The World’s Playground
Following World War I, the West embarked on a long journey of economic and cultural expansion fueled by the Industrial Age. People had money to burn in jazz bars, speakeasies and casinos, and Atlantic City was poised at the epicenter of it all. In the Roaring Twenties, the loudest roar came from Nucky Johnson. When confronted with allegations of Atlantic City vice and corruption, he did not deny it:
“We have whisky, wine, women, song and slot machines. I won’t deny it and I won’t apologize for it. If the majority of the people didn’t want them they wouldn’t be profitable and they would not exist. The fact that they do exist proves to me that the people want them.”
The fact that people will do what they want fell on deaf ears. The government outlawed the ordinary practice of selling alcohol using a maneuver of unprecedented self-righteousness. And when a government outlaws something the people want, outlaws step in to provide it for them instead. By a single misguided law called the Volstead Act, Prohibition was enabled, and organized crime, mobsters, and the mafia flourished almost overnight.
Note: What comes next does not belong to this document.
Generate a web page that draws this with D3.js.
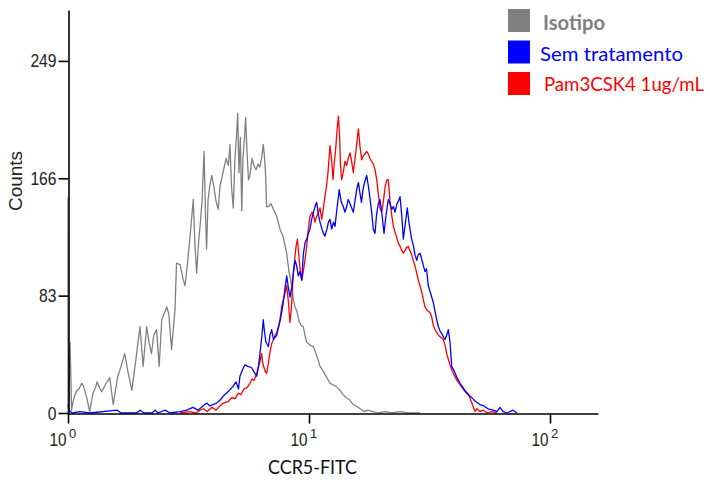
<!DOCTYPE html>
<html><head><meta charset="utf-8">
<script src="https://cdn.jsdelivr.net/npm/d3@7/dist/d3.min.js"></script>
<style>body{margin:0;background:#fff}svg{display:block}</style></head>
<body><svg id="c" width="710" height="485"></svg>
<script>
const seriesNames = ["Isotipo", "Sem tratamento", "Pam3CSK4 1ug/mL"];
const seriesColors = ["#808080", "#0000ff", "#ff0000"];
const xTicks = [1, 10, 100];
const yTicks = [0, 83, 166, 249];
const xLabel = "CCR5-FITC";
const yLabel = "Counts";

// [CCR5-FITC intensity, counts]
const isotipo = [[1.0,0],[1.0,152],[1.006,0],[1.02,50],[1.035,2],[1.05,8],[1.07,13],[1.09,16],[1.11,17],[1.14,21],[1.16,19],[1.2,10],[1.23,1],[1.27,14],[1.3,18],[1.32,22],[1.35,18],[1.38,15],[1.44,21],[1.49,25],[1.54,6],[1.58,18],[1.61,26],[1.66,33],[1.72,42],[1.77,30],[1.84,16],[1.92,40],[1.99,61],[2.05,33],[2.12,61],[2.17,50],[2.22,42],[2.27,55],[2.33,59],[2.39,33],[2.45,66],[2.57,75],[2.62,70],[2.69,45],[2.78,73],[2.82,106],[2.92,105],[3.0,95],[3.06,90],[3.15,110],[3.21,125],[3.31,151],[3.36,120],[3.42,99],[3.48,120],[3.53,132],[3.6,150],[3.67,185],[3.72,140],[3.76,116],[3.81,150],[3.87,160],[3.95,168],[4.03,160],[4.11,150],[4.2,144],[4.27,160],[4.41,171],[4.53,180],[4.63,175],[4.7,190],[4.77,160],[4.85,145],[4.93,180],[5.0,195],[5.06,212],[5.12,170],[5.19,195],[5.26,143],[5.32,180],[5.4,195],[5.46,209],[5.53,185],[5.61,165],[5.69,168],[5.8,180],[5.91,175],[6.03,172],[6.14,176],[6.26,174],[6.38,182],[6.46,190],[6.53,182],[6.6,170],[6.67,146],[6.79,146],[6.96,148],[7.12,144],[7.35,139],[7.58,130],[7.8,125],[8.08,113],[8.26,100],[8.48,90],[8.61,80],[8.75,75],[8.91,72],[9.09,65],[9.27,62],[9.47,61],[9.62,55],[9.78,50],[10.09,48],[10.42,47],[10.69,42],[10.89,38],[11.11,33],[11.43,30],[11.77,26],[12.22,21],[12.58,20],[12.94,19],[13.45,16],[13.84,13],[14.25,11],[14.8,9],[15.24,6],[15.67,5],[16.29,3],[16.91,1],[17.57,2],[18.44,1],[19.33,0],[20.66,1],[22.09,0],[23.86,1],[25.74,0],[28.88,0]];

const semTratamento = [[1.0,6],[1.01,2],[1.04,0],[1.12,1],[1.23,0],[1.6,2],[1.66,0],[1.93,0],[1.99,2],[2.07,0],[2.23,0],[2.3,2],[2.36,0],[2.53,2],[2.65,0],[2.92,1],[3.11,2],[3.3,4],[3.46,2],[3.63,5],[3.76,7],[3.88,5],[4.14,7],[4.27,9],[4.41,12],[4.61,15],[4.85,19],[4.98,22],[5.1,17],[5.17,26],[5.34,32],[5.42,34],[5.58,33],[5.78,32],[5.87,30],[6.07,26],[6.17,33],[6.26,42],[6.38,55],[6.46,66],[6.53,58],[6.63,50],[6.78,47],[6.89,55],[7.0,59],[7.12,52],[7.35,55],[7.58,65],[7.7,71],[7.82,78],[7.95,88],[8.08,97],[8.22,88],[8.34,82],[8.5,90],[8.62,100],[8.75,108],[8.89,104],[9.03,97],[9.18,100],[9.33,94],[9.47,112],[9.62,120],[9.78,123],[9.94,127],[10.09,130],[10.26,137],[10.44,142],[10.59,146],[10.76,149],[10.95,140],[11.11,135],[11.32,130],[11.48,127],[11.64,125],[11.87,130],[12.04,135],[12.22,137],[12.42,130],[12.64,135],[12.82,132],[13.07,145],[13.35,158],[13.58,150],[13.87,146],[14.1,142],[14.33,146],[14.55,151],[14.8,148],[15.03,145],[15.27,142],[15.52,150],[15.77,158],[16.03,163],[16.29,155],[16.51,149],[16.75,158],[17.0,163],[17.35,168],[17.65,160],[17.9,152],[18.2,142],[18.48,130],[18.79,127],[19.06,140],[19.39,148],[19.71,151],[20.09,140],[20.48,127],[20.88,140],[21.33,151],[21.68,148],[22.04,144],[22.39,146],[22.75,142],[23.18,148],[23.51,150],[23.86,153],[24.25,140],[24.63,123],[25.02,132],[25.57,145],[25.98,135],[26.36,128],[26.67,123],[27.14,118],[27.53,112],[27.98,108],[28.41,112],[28.88,113],[29.44,108],[29.85,104],[30.28,100],[30.73,102],[31.26,90],[31.78,86],[32.29,82],[32.8,78],[33.33,72],[33.88,66],[34.42,61],[34.98,58],[35.56,56],[36.08,54],[36.67,52],[37.26,55],[37.86,59],[38.47,50],[39.09,33],[39.97,30],[41.13,25],[42.34,21],[43.58,18],[44.79,15],[46.56,12],[47.91,10],[49.31,8],[51.23,6],[53.2,5],[55.29,3],[58.17,2],[60.25,1],[62.06,4],[63.85,1],[66.35,0],[70.22,2],[72.91,0]];

const pam3csk4 = [[2.92,0],[3.21,1],[3.4,0],[3.53,2],[3.65,3],[3.78,1],[3.96,4],[4.11,2],[4.27,5],[4.41,7],[4.61,8],[4.79,11],[4.93,10],[5.09,14],[5.22,13],[5.37,17],[5.53,18],[5.69,21],[5.8,24],[5.91,23],[6.07,28],[6.17,33],[6.26,36],[6.36,42],[6.43,35],[6.56,30],[6.67,28],[6.78,35],[6.89,43],[7.0,49],[7.12,52],[7.23,55],[7.35,57],[7.48,62],[7.58,66],[7.7,75],[7.82,80],[7.95,85],[8.08,90],[8.22,78],[8.34,64],[8.46,75],[8.58,95],[8.75,111],[8.84,118],[8.95,123],[9.09,110],[9.21,100],[9.33,94],[9.47,100],[9.62,108],[9.78,118],[9.94,130],[10.09,139],[10.29,142],[10.44,140],[10.59,135],[10.76,139],[10.95,142],[11.11,145],[11.29,137],[11.48,145],[11.64,153],[11.81,160],[11.99,170],[12.22,189],[12.4,180],[12.58,165],[12.7,175],[12.88,185],[13.07,200],[13.25,210],[13.4,195],[13.51,175],[13.66,165],[13.87,170],[14.1,178],[14.33,175],[14.55,180],[14.8,184],[15.03,178],[15.27,170],[15.52,180],[15.77,190],[16.03,201],[16.29,188],[16.55,179],[16.81,182],[17.06,183],[17.35,185],[17.65,183],[17.9,180],[18.2,178],[18.48,176],[18.79,172],[19.1,165],[19.39,155],[19.71,145],[20.04,142],[20.36,150],[20.7,160],[21.05,165],[21.33,165],[21.68,150],[22.04,140],[22.39,132],[22.75,128],[23.12,124],[23.48,120],[23.86,118],[24.25,115],[24.63,113],[25.02,115],[25.41,117],[25.8,118],[26.22,115],[26.67,112],[27.06,108],[27.53,104],[27.98,99],[28.41,94],[28.88,90],[29.34,86],[29.82,80],[30.28,75],[30.78,73],[31.26,72],[31.78,71],[32.29,68],[32.8,62],[33.33,59],[33.88,57],[34.42,55],[34.98,54],[35.56,53],[36.08,52],[36.67,48],[37.26,42],[37.86,38],[38.47,34],[39.21,30],[39.97,27],[41.13,23],[42.0,21],[43.2,18],[44.0,16],[45.1,14],[46.2,12],[46.9,9],[47.9,5],[48.8,1],[49.7,3],[51.2,1],[52.8,2],[54.9,0],[57.4,1],[60.2,0]];

const svg = d3.select("#c");
const x = d3.scaleLog().domain([1, Math.pow(10, 530/241)]).range([68, 598]);
const y = d3.scaleLinear().domain([0, 285]).range([413, 10]);

// curves: isotipo, pam3csk4, sem tratamento on top
const line = d3.line().x(d => x(d[0])).y(d => y(d[1]));
const draws = [[isotipo, seriesColors[0]], [pam3csk4, seriesColors[2]], [semTratamento, seriesColors[1]]];
svg.append("g").selectAll("path").data(draws).join("path")
  .attr("d", d => line(d[0])).attr("fill", "none").attr("stroke", d => d[1])
  .attr("stroke-width", 1.3).attr("stroke-linejoin", "round");

// y axis
const yAxis = svg.append("g").attr("transform", "translate(68.5,0)")
  .call(d3.axisLeft(y).tickValues(yTicks).tickSize(10).tickSizeOuter(0).tickFormat(d => d));
yAxis.select(".domain").attr("stroke", "#000").attr("stroke-width", 1.6);
yAxis.selectAll(".tick line").attr("stroke", "#000").attr("stroke-width", 1.6);
yAxis.selectAll(".tick text").attr("x", -12).attr("font-family", "Liberation Sans, Arial, sans-serif")
  .attr("font-size", 19).attr("fill", "#222")
  .attr("textLength", d => String(d).length * 8.7).attr("lengthAdjust", "spacingAndGlyphs");

// x axis
const xAxis = svg.append("g").attr("transform", "translate(0,413.5)")
  .call(d3.axisBottom(x).tickValues(xTicks).tickSize(10).tickSizeOuter(0).tickFormat(""));
xAxis.select(".domain").attr("stroke", "#000").attr("stroke-width", 1.6);
xAxis.selectAll(".tick line").attr("stroke", "#000").attr("stroke-width", 1.6);
xAxis.selectAll(".tick").each(function(d) {
  const g = d3.select(this);
  g.append("text").attr("x", -19).attr("y", 32).attr("text-anchor", "start").attr("fill", "#222")
    .attr("font-family", "Liberation Sans, Arial, sans-serif").attr("font-size", 18)
    .attr("textLength", 17).attr("lengthAdjust", "spacingAndGlyphs").text("10");
  g.append("text").attr("x", 0.5).attr("y", 24).attr("text-anchor", "start").attr("fill", "#222")
    .attr("font-family", "Liberation Sans, Arial, sans-serif").attr("font-size", 13)
    .text(Math.round(Math.log10(d)));
});

// axis titles
svg.append("text").attr("transform", "translate(22,181) rotate(-90)").attr("text-anchor", "middle")
  .attr("font-family", "Liberation Sans, Arial, sans-serif").attr("font-size", 19).attr("fill", "#222")
  .text(yLabel);
svg.append("text").attr("x", 268).attr("y", 474)
  .attr("font-family", "Lato, sans-serif").attr("font-size", 20).attr("fill", "#111")
  .attr("textLength", 89).attr("lengthAdjust", "spacingAndGlyphs").text(xLabel);

// legend
const legTextX = [543, 540, 544];
const legTextW = [62, 143, 160];
const leg = svg.append("g");
seriesNames.forEach((n, i) => {
  leg.append("rect").attr("x", 508).attr("y", 9 + i * 31.5).attr("width", 22).attr("height", 23)
    .attr("fill", seriesColors[i]);
  leg.append("text").attr("x", legTextX[i]).attr("y", 30 + i * 30.5)
    .attr("font-family", "Lato, sans-serif").attr("font-size", i === 2 ? 18.5 : 20)
    .attr("font-weight", i === 0 ? "bold" : "normal").attr("fill", seriesColors[i])
    .attr("textLength", legTextW[i]).attr("lengthAdjust", "spacingAndGlyphs").text(n);
});
</script></body></html>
One important departure from reality was TV Nucky’s dealings with organized crime figures. There were no real-life turf wars in Atlantic City, and Johnson was not nearly as ruthless as Thompson. Instead, he was happy to rule over his Boardwalk Empire with a velvet hammer. He enjoyed a lavish lifestyle of luxury afforded him by his position of political power, and he did not need to go toe-to-toe with the criminal underground. He already held enough political and financial power. His income from illegal activities alone was estimated at over a half million dollars per year (over $7 million in 2019 dollars). And when Nucky Johnson was happy, everyone around him was happy. He supported the poor through charities, and he spread the wealth whenever he could.
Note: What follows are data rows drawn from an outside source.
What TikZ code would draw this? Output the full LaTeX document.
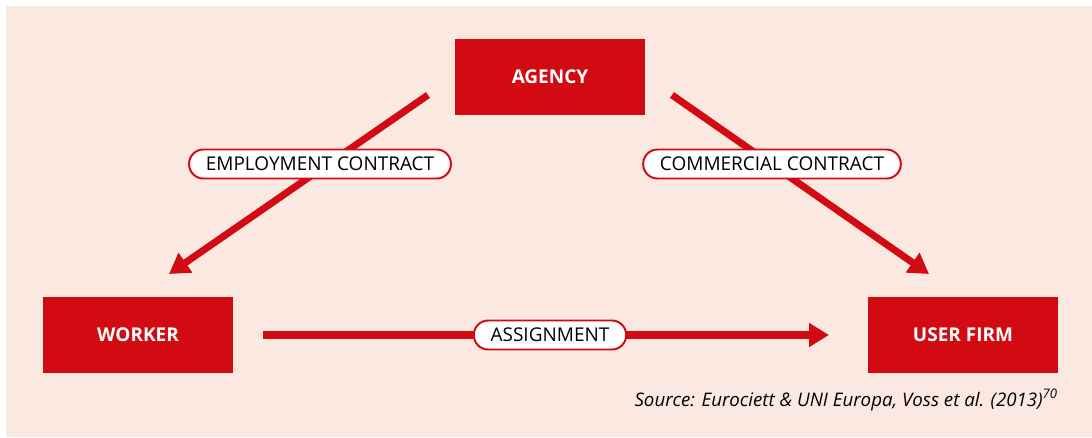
\documentclass[tikz,border=0pt]{standalone}
\usepackage{fontspec}
\setmainfont{Open Sans}
\usetikzlibrary{arrows.meta}
\definecolor{agred}{HTML}{D20B12}
\definecolor{agbg}{HTML}{FBE9E1}

\begin{document}
\begin{tikzpicture}[x=0.025cm, y=-0.025cm, > = {Triangle[length=0.5cm, width=0.575cm]}]
            \tikzstyle{party}=[rectangle, fill=agred, text=white, font=\bfseries\fontsize{13.5}{15}\selectfont, minimum width=4.75cm, minimum height=1.9cm, inner sep=0pt]
            \tikzstyle{contract}=[rectangle, rounded corners=0.36cm, draw=agred, line width=1.4pt, fill=white, text=black, font=\fontsize{13.5}{15}\selectfont, minimum height=0.725cm, inner xsep=0.42cm, inner ysep=0pt]
            \tikzstyle{link}=[->, agred, line width=5pt]

                % Fundo
                \useasboundingbox (0,0) rectangle (1092,437);
                \fill[agbg] (6,6) rectangle (1092,437);

                % Partes
                \node[party] (agency) at (550,77) {AGENCY};
                \node[party] (worker) at (138,335) {WORKER};
                \node[party] (userfirm) at (963,335) {USER FIRM};

                % Pontas das setas
                \coordinate (empS) at (428,95);
                \coordinate (empE) at (169,274);
                \coordinate (comS) at (672,95);
                \coordinate (comE) at (929,274);
                \coordinate (asgS) at (263,335);
                \coordinate (asgE) at (829,335);

                % Setas
                \draw[link] (empS) -- (empE);
                \draw[link] (comS) -- (comE);
                \draw[link] (asgS) -- (asgE);

                % Contratos
                \node[contract] (employment) at (320,164) {EMPLOYMENT CONTRACT};
                \node[contract] (commercial) at (772,164) {COMMERCIAL CONTRACT};
                \node[contract] (assignment) at (550,335) {ASSIGNMENT};

                \node[anchor=base east, inner sep=0pt, font=\itshape\fontsize{13.3}{15}\selectfont] (source) at (1058,406) {Source: Eurociett \& UNI Europa, Voss et al. (2013)\textsuperscript{70}};
        \end{tikzpicture}
\end{document}
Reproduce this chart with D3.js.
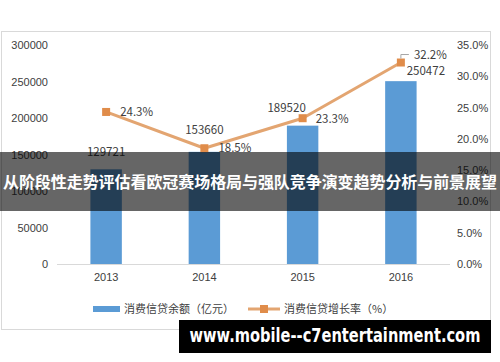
<!DOCTYPE html>
<html>
<head>
<meta charset="utf-8">
<script src="https://cdn.jsdelivr.net/npm/d3@7"></script>
<style>
  html, body { margin: 0; padding: 0; background: #fff; }
  svg { display: block; font-family: 'Noto Sans CJK SC', 'Noto Sans', sans-serif; }
</style>
</head>
<body>
<svg width="500" height="362"></svg>
<script>
const years = ['2013', '2014', '2015', '2016']
const balance = [129721, 153660, 189520, 250472]
const growth = [24.3, 18.5, 23.3, 32.2]
const leftTicks = [0, 50000, 100000, 150000, 200000, 250000, 300000]
const rightTicks = [0, 5, 10, 15, 20, 25, 30, 35]
const legendLabels = ['消费信贷余额（亿元）', '消费信贷增长率（%）']
const title = '从阶段性走势评估看欧冠赛场格局与强队竞争演变趋势分析与前景展望'
const watermark = 'www.mobile--c7entertainment.com'

const svg = d3.select('svg')

// outer chart frame
svg.append('rect')
  .attr('x', 1.5).attr('y', 31.5)
  .attr('width', 489).attr('height', 298)
  .attr('fill', '#fff')
  .attr('stroke', '#d9d9d9')

const x = d3.scaleBand().domain(years).range([57, 450]).paddingInner(0.68).paddingOuter(0.34)
const yL = d3.scaleLinear().domain([0, 300000]).range([264, 45])
const yR = d3.scaleLinear().domain([0, 35]).range([264, 45])

// left axis
svg.append('g')
  .attr('transform', 'translate(50,0)')
  .call(d3.axisLeft(yL).tickValues(leftTicks).tickSize(0).tickPadding(2).tickFormat(d3.format('d')))
  .call(g => g.select('.domain').remove())
  .selectAll('text').attr('font-size', 11).attr('fill', '#404040').attr('font-family', null)

// right axis
svg.append('g')
  .attr('transform', 'translate(455,0)')
  .call(d3.axisRight(yR).tickValues(rightTicks).tickSize(0).tickPadding(2).tickFormat(d => d.toFixed(1) + '%'))
  .call(g => g.select('.domain').remove())
  .selectAll('text').attr('font-size', 11).attr('fill', '#404040').attr('font-family', null)

// bars
svg.append('g').selectAll('rect')
  .data(balance)
  .join('rect')
  .attr('x', (d, i) => x(years[i]))
  .attr('y', d => yL(d))
  .attr('width', x.bandwidth())
  .attr('height', d => yL(0) - yL(d))
  .attr('fill', '#5b9bd5')

// baseline
svg.append('line')
  .attr('x1', 57).attr('x2', 450)
  .attr('y1', yL(0) + 0.5).attr('y2', yL(0) + 0.5)
  .attr('stroke', '#d9d9d9')

// x axis labels
svg.append('g')
  .attr('transform', `translate(0,${yL(0)})`)
  .call(d3.axisBottom(x).tickSize(0).tickPadding(9))
  .call(g => g.select('.domain').remove())
  .selectAll('text').attr('font-size', 11).attr('fill', '#404040').attr('font-family', null)

// growth line
const cx = (d, i) => x(years[i]) + x.bandwidth() / 2
const line = d3.line().x(cx).y(d => yR(d))
svg.append('path')
  .datum(growth)
  .attr('d', line)
  .attr('fill', 'none')
  .attr('stroke', '#e3a571')
  .attr('stroke-width', 3)
  .attr('stroke-linejoin', 'round')

svg.append('g').selectAll('rect')
  .data(growth)
  .join('rect')
  .attr('x', (d, i) => cx(d, i) - 4)
  .attr('y', d => yR(d) - 4)
  .attr('width', 8).attr('height', 8)
  .attr('fill', '#e08c4a')

// balance labels (offsets mimic Excel placement)
const balOffset = [[0, -13], [0, -18], [-16, -14], [25, -6]]
svg.append('g').selectAll('text')
  .data(balance)
  .join('text')
  .attr('x', (d, i) => cx(d, i) + balOffset[i][0])
  .attr('y', (d, i) => yL(d) + balOffset[i][1])
  .attr('text-anchor', 'middle')
  .attr('font-size', 11.5)
  .attr('fill', '#404040')
  .text(d => d)

// growth labels
const grOffset = [[14, 4], [14, 4], [13, 5], [13, -4]]
svg.append('g').selectAll('text')
  .data(growth)
  .join('text')
  .attr('x', (d, i) => cx(d, i) + grOffset[i][0])
  .attr('y', (d, i) => yR(d) + grOffset[i][1])
  .attr('font-size', 11.5)
  .attr('fill', '#404040')
  .text(d => d.toFixed(1) + '%')

// leader line for last label
svg.append('path')
  .attr('d', `M${cx(0, 3)},${yR(growth[3]) - 4}V${yR(growth[3]) - 8}h8`)
  .attr('fill', 'none')
  .attr('stroke', '#a6a6a6')

// legend
const lg = svg.append('g').attr('transform', 'translate(0,309)')
lg.append('rect').attr('x', 93).attr('y', -3).attr('width', 27).attr('height', 6).attr('fill', '#5b9bd5')
lg.append('text').attr('x', 124).attr('y', 4).attr('font-size', 11).attr('fill', '#404040').text(legendLabels[0])
lg.append('line').attr('x1', 248).attr('x2', 280).attr('stroke', '#e3a571').attr('stroke-width', 3)
lg.append('rect').attr('x', 260).attr('y', -4).attr('width', 8).attr('height', 8).attr('fill', '#e08c4a')
lg.append('text').attr('x', 284).attr('y', 4).attr('font-size', 11).attr('fill', '#404040').text(legendLabels[1])

// title banner
svg.append('rect')
  .attr('x', 0).attr('y', 152)
  .attr('width', 500).attr('height', 59)
  .attr('fill', 'rgba(0,0,0,0.6)')
svg.append('text')
  .attr('x', 250).attr('y', 188)
  .attr('text-anchor', 'middle')
  .attr('font-size', 16)
  .attr('font-weight', 'bold')
  .attr('fill', '#fff')
  .attr('textLength', 494)
  .text(title)

// watermark: squeeze horizontally to the box instead of using textLength
svg.append('rect')
  .attr('x', 179).attr('y', 320)
  .attr('width', 312).attr('height', 33)
  .attr('fill', '#000')
const wm = svg.append('text')
  .attr('text-anchor', 'middle')
  .attr('font-size', 19)
  .attr('font-weight', 'bold')
  .attr('font-family', "'DejaVu Sans', sans-serif")
  .attr('fill', '#fff')
  .text(watermark)
const wmWidth = wm.node().getComputedTextLength()
const sx = Math.min(1, 291 / wmWidth)
wm.attr('transform', `translate(335,342) scale(${sx},1)`)
</script>
</body>
</html>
The fictional Nucky killed people or ordered them to be killed to serve his arcane purposes. Murder plays well in dramas, so it was necessary to have the Buscemi character commit murder, especially during his scuffles with organized crime figures. The real Nucky was never known to have killed anyone, but he definitely took vice to a new level. At the height of his power, Nucky Johnson occupied a suite of rooms on the ninth floor of the Atlantic City Ritz Carlton Hotel. He hosted many lavish parties there, earning him the name ‘Czar of the Ritz.’ Johnson never needed to resort to intimidation, extortion or violence to advance his Boardwalk Empire. He was beloved by his peers and all the locals because he shared the wealth and was generous to those who worked with him and under him.
Of course Nucky Johnson’s Empire attracted the attention of organized crime figures, but he had no beef with them. Instead, he shared control of bootlegging operations in the region with organized crime leaders known as the Big Seven. The leaders of the 7 dominant organized crime gangs included members of the Italian, Jewish, and Irish gangs operating from New York to Chicago. Johnson arranged a conference in 1929 and invited the leaders of the 7 gangs to discuss sharing control over organized crime in the region. It was during this time that he met Italian mobsters Al Capone and Lucky Luciano, and famous Jewish gangster Bugsy Siegel (who later went on to open one of the first casinos in Las Vegas).
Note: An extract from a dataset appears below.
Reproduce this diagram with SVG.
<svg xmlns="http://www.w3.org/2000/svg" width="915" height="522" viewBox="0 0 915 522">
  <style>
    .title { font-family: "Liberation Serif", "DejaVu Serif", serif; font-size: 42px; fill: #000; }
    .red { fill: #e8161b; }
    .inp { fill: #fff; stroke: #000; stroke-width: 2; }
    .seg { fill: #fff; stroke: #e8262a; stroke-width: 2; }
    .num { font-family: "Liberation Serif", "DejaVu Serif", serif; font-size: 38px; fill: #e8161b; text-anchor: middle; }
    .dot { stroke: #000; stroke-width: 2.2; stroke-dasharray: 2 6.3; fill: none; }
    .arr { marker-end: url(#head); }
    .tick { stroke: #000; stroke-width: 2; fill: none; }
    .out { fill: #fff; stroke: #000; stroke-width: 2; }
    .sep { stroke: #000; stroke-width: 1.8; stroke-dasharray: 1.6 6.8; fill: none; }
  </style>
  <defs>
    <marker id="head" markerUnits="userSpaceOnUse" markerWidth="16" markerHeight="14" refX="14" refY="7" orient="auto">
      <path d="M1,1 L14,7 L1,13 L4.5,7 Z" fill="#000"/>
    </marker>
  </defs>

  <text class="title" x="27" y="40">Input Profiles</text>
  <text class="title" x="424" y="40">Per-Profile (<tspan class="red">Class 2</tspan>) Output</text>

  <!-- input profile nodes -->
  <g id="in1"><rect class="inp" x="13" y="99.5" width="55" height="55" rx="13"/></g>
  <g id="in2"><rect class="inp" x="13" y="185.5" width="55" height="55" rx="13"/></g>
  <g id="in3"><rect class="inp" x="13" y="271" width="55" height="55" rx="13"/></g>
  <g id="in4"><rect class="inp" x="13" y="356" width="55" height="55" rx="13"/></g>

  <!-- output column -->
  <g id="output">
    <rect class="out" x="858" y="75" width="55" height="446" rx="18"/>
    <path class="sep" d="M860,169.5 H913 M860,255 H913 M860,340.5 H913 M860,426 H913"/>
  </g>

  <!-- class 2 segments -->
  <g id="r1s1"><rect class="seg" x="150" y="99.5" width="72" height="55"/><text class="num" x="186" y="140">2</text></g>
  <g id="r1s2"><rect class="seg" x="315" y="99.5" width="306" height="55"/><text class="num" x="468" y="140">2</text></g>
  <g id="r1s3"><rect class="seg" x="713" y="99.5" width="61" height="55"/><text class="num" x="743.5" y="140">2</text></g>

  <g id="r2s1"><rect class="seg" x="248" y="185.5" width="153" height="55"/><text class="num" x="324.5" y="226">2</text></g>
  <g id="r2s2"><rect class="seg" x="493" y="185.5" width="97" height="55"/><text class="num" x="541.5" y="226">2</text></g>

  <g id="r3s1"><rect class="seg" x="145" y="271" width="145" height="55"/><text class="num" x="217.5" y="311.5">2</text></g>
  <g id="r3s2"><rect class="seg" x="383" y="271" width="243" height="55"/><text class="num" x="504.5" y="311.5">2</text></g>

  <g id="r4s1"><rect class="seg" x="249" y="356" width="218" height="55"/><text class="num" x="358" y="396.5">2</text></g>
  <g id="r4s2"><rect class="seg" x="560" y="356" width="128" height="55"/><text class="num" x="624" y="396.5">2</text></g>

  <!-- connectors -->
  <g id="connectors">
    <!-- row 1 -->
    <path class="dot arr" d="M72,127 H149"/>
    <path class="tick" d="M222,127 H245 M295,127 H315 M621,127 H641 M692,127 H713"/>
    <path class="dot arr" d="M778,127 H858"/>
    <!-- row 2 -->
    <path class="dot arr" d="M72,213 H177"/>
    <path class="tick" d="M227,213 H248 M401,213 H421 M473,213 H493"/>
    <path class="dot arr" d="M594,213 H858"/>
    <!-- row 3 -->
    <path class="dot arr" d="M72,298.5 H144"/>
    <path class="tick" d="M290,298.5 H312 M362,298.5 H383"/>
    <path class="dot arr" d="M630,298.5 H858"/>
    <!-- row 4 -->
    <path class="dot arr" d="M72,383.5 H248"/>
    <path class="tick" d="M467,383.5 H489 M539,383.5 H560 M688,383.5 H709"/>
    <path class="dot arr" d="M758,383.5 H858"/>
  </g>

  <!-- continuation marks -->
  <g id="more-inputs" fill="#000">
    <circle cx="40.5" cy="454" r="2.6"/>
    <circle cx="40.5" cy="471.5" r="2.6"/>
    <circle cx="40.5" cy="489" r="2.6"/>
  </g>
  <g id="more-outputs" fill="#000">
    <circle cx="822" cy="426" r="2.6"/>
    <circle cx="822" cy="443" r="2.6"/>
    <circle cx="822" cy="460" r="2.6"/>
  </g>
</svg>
Atlantic City was a major port for incoming illegal liquor from Canada and Europe, where there was no Prohibition. Together with the Big Seven, Thompson cornered the market on illegal alcohol import operations on the East Coast, ensuring major profits for everyone involved. In the wake of the Volstead Act, the FBI pursued organized crime with a vengeance. However, they needed to prove criminal conspiracy in order to indict any single member of organized crime. But gang loyalty was extreme, and secrecy was enforced under threat of death for informants. So the FBI began to go after the mobsters’ money.
The FBI’s case against organized crime was feeble at best, so they pursued a new line of attack: tax evasion. If they could not prove that Nucky Johnson was a mobster, they could certainly question where he obtained his fabulous wealth. Once they established Nucky’s illegal income, he was arrested, tried, and convicted of tax evasion. He was sentenced to 10 years in federal prison and fined $20,000. He was paroled after only four years, and lived the rest of his life without most of the money he had earned during his Atlantic City reign. In the television series, Nucky Thompson was gunned down by the son of one his earlier murder victims. However, Nucky Johnson died of natural causes in the Atlantic County Convalescent Home in 1968.
Maybe the reason Nucky Johnson wasn’t an infamous crime figure was because he didn’t get involved in bloody shoot-outs or have people whacked whenever the mood struck. Unlike mobsters of his era, Nucky Thompson lived and operated in the shadows, and did not go out in a blaze of glory. But his story did not remain untold. The Boardwalk Empire television series received numerous awards for its writing, acting, directing, and visual atmosphere. But at the center of the Empire was Nucky, the Czar of the Ritz, who presided over one of the most famous entertainment capitals in the world, Atlantic City.